Old Voice to Text Software Vs New Models:

In an old software package, every word would need to clearly be separated from the other by inserting a pause. Without this, the software doesn't know where each word starts and ends. Using this requires what is known as 'discrete speech'. However, today, we have models that use 'continuous speech', which is much better. It is, in fact, very difficult to still find discrete speech packages out there. Thanks to continuous speech, users can dictate to their computer in the same way as they would have a regular conversation. Some voice to text software packages can handle as many as 160 words per minute.

How It Works:

All these software packages need a microphone and a sound card in order to work. A number of brands and models are recommended by software developers as these have been tried and tested.
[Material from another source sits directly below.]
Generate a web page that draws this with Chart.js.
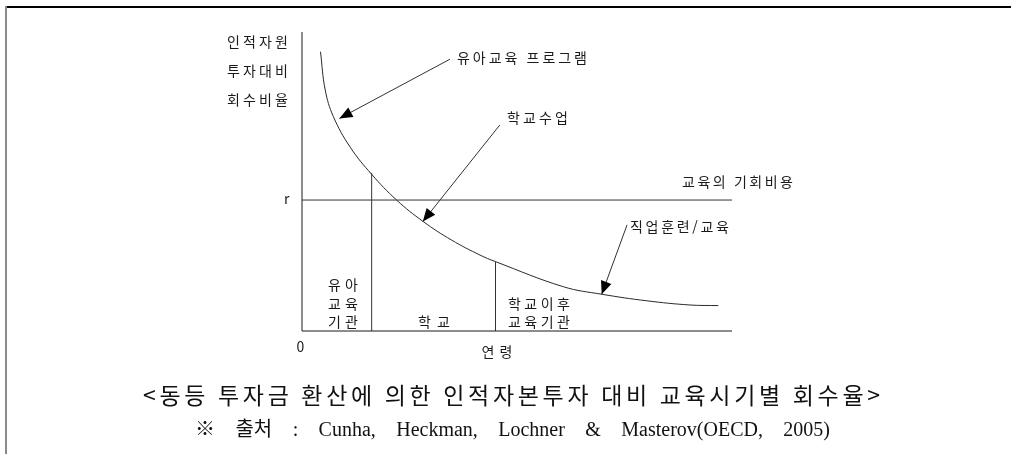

The microphone captures what is being said, which is then converted into digital form through the sound card. This representation is then compared to the users' speech, which they must set when they first install the software. When installing, a number of tests will be run, asking a user to speak specific words and sentences. This user profile is the blueprint of any further speech that is received. The software will generally also use general profiles, which is based on speech of many people and it can apply grammar rules to improve its recognition. Voice to text software is becoming better and more accurate, but some people still find that they cannot get away with it. This can be because of the way they speak, or their accents, for instance.

Oftentimes, people will use digital voice recorders alongside their software. This is basically an old fashioned Dictaphone and what was said can later be fed into the software. This is particularly beneficial for working on the go.